>> start Dataset excerpts
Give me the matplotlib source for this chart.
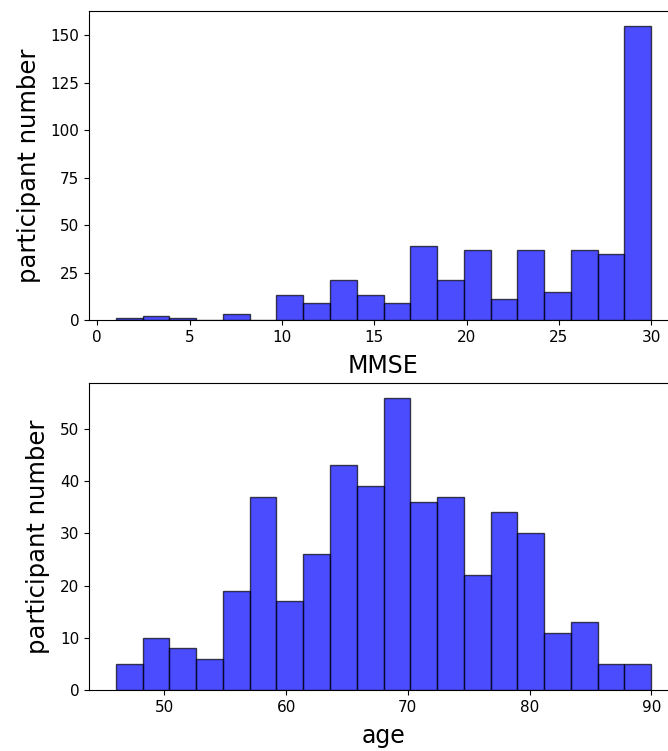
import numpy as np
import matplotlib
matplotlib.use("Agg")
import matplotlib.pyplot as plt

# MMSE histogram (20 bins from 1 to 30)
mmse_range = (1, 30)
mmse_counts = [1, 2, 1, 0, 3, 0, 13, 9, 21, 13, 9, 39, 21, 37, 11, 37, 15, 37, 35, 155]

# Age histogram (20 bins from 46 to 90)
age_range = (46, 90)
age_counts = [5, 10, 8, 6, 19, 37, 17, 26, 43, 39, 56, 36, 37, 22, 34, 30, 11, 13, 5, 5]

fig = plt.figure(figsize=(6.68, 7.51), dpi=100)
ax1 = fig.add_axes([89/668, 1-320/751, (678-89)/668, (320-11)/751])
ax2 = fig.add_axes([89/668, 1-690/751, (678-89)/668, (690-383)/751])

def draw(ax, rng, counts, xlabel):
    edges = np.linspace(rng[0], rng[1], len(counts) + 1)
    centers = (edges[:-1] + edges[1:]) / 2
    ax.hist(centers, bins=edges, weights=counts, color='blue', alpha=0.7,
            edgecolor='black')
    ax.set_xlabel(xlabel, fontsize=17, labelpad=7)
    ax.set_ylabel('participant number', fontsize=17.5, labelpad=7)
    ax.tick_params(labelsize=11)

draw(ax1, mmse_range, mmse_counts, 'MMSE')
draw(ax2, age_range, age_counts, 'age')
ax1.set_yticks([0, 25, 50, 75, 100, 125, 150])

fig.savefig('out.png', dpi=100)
>> end Dataset excerpts
>> start Dataset excerpts
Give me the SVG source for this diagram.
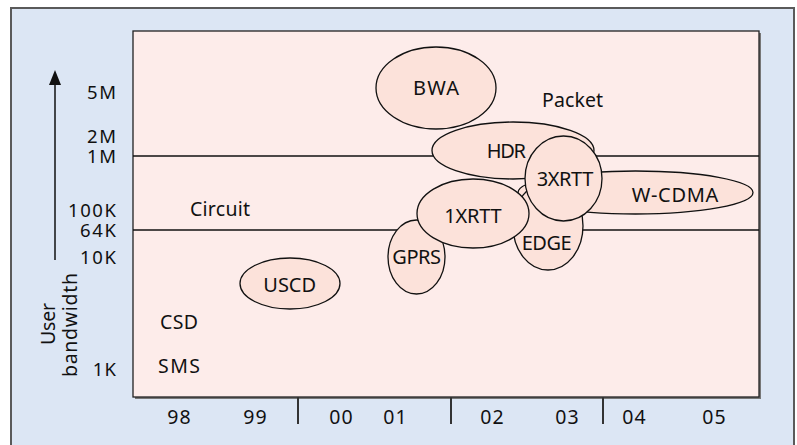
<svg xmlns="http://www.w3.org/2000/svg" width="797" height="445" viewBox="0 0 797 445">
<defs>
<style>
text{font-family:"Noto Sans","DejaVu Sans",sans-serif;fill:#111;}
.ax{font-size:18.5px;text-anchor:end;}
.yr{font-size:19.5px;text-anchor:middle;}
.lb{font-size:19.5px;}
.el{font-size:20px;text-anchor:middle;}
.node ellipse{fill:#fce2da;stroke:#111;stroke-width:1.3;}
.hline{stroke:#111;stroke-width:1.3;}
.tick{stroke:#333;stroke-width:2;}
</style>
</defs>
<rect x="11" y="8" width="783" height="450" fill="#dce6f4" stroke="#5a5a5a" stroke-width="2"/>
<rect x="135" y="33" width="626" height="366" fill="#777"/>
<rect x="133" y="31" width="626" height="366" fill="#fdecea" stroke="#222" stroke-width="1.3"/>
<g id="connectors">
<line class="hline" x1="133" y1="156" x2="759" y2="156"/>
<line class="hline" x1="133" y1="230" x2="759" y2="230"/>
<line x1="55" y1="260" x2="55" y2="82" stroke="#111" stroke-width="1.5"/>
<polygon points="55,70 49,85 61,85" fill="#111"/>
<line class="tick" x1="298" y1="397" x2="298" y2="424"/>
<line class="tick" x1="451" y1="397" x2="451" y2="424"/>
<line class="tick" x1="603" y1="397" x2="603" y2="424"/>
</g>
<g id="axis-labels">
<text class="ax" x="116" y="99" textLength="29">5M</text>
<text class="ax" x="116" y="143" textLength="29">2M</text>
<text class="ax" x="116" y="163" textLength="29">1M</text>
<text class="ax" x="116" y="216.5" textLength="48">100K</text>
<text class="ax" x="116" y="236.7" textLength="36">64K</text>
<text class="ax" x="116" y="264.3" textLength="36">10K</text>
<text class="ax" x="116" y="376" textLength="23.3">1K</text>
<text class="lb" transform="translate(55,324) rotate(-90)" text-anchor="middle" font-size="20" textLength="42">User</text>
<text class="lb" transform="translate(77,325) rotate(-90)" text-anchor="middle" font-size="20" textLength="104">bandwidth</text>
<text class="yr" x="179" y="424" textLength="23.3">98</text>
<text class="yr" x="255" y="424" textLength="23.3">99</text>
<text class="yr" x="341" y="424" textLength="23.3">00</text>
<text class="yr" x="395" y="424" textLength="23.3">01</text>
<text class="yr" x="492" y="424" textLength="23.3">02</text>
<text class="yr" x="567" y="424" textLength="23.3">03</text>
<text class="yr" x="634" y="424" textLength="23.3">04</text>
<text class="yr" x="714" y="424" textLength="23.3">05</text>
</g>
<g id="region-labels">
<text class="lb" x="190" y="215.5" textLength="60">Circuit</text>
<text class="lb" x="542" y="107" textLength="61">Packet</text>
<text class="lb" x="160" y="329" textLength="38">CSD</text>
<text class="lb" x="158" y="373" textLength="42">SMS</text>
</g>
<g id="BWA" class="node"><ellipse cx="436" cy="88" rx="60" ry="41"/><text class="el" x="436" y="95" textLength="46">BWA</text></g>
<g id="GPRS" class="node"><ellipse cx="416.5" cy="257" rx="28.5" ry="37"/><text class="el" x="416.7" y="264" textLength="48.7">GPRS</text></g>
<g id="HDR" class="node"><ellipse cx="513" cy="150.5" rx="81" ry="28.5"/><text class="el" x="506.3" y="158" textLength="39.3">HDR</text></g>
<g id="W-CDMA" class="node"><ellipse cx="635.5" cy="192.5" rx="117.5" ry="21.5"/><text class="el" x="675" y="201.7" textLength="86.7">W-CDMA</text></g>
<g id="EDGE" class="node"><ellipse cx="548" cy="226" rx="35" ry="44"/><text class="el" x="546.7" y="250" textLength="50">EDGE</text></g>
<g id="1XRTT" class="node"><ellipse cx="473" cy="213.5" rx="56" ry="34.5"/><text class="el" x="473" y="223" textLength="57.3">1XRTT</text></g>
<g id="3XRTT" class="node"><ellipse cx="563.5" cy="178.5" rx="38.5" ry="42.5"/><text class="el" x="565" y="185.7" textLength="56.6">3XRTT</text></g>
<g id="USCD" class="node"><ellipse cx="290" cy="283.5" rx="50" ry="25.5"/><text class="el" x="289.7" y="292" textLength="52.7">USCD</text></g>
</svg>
>> end Dataset excerpts
>> start Dataset excerpts
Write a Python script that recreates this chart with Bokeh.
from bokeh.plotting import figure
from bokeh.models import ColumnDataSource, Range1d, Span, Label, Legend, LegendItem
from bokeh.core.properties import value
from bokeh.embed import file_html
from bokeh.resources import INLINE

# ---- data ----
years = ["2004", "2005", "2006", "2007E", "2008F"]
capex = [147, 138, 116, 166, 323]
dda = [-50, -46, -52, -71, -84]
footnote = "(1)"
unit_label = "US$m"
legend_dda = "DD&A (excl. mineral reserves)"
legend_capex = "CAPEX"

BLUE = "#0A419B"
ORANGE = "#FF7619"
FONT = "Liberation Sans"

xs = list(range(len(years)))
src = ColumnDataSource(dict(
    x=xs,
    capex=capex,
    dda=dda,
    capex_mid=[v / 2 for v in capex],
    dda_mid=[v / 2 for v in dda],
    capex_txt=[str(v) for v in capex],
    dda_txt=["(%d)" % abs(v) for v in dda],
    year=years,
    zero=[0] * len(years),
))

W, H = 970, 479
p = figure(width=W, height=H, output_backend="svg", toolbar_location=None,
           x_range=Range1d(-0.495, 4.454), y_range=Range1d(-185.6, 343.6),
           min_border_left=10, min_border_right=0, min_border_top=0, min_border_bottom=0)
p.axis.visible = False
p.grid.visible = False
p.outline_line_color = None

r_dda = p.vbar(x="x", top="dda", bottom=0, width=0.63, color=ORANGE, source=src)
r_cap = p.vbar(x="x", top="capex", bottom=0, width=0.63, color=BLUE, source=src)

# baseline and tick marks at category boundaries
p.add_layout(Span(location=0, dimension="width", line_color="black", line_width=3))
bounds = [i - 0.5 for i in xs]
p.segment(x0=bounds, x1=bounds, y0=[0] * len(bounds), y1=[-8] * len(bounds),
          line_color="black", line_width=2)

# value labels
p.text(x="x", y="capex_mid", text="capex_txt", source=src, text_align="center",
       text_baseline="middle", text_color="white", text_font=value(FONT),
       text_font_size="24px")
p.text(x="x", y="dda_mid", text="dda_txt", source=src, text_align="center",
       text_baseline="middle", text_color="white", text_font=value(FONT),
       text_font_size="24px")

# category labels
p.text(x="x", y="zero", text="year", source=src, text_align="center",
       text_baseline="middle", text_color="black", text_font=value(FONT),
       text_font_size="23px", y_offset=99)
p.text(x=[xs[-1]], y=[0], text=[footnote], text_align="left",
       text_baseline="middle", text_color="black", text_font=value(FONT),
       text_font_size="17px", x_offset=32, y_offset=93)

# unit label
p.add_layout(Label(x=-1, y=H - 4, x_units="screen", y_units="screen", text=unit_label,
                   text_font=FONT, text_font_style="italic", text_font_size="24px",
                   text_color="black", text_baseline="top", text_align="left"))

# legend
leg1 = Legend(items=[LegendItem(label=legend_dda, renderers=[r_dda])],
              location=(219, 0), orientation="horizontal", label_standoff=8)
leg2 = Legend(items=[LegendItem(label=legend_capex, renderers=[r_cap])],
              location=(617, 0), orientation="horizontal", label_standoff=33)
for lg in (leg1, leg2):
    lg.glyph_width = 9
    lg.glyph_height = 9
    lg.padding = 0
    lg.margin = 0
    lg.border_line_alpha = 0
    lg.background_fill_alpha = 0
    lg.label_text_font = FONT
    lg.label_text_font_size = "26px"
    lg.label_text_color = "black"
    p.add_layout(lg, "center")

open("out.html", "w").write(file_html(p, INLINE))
>> end Dataset excerpts
### [Your goal]
Make an exact copy of only the lines from the one with "Give me the matplotlib source for this chart." through the one with "fig.savefig('out.png', dpi=100)". Pictures don't belong in it.

### [The solution]
Give me the matplotlib source for this chart.
import numpy as np
import matplotlib
matplotlib.use("Agg")
import matplotlib.pyplot as plt

# MMSE histogram (20 bins from 1 to 30)
mmse_range = (1, 30)
mmse_counts = [1, 2, 1, 0, 3, 0, 13, 9, 21, 13, 9, 39, 21, 37, 11, 37, 15, 37, 35, 155]

# Age histogram (20 bins from 46 to 90)
age_range = (46, 90)
age_counts = [5, 10, 8, 6, 19, 37, 17, 26, 43, 39, 56, 36, 37, 22, 34, 30, 11, 13, 5, 5]

fig = plt.figure(figsize=(6.68, 7.51), dpi=100)
ax1 = fig.add_axes([89/668, 1-320/751, (678-89)/668, (320-11)/751])
ax2 = fig.add_axes([89/668, 1-690/751, (678-89)/668, (690-383)/751])

def draw(ax, rng, counts, xlabel):
    edges = np.linspace(rng[0], rng[1], len(counts) + 1)
    centers = (edges[:-1] + edges[1:]) / 2
    ax.hist(centers, bins=edges, weights=counts, color='blue', alpha=0.7,
            edgecolor='black')
    ax.set_xlabel(xlabel, fontsize=17, labelpad=7)
    ax.set_ylabel('participant number', fontsize=17.5, labelpad=7)
    ax.tick_params(labelsize=11)

draw(ax1, mmse_range, mmse_counts, 'MMSE')
draw(ax2, age_range, age_counts, 'age')
ax1.set_yticks([0, 25, 50, 75, 100, 125, 150])

fig.savefig('out.png', dpi=100)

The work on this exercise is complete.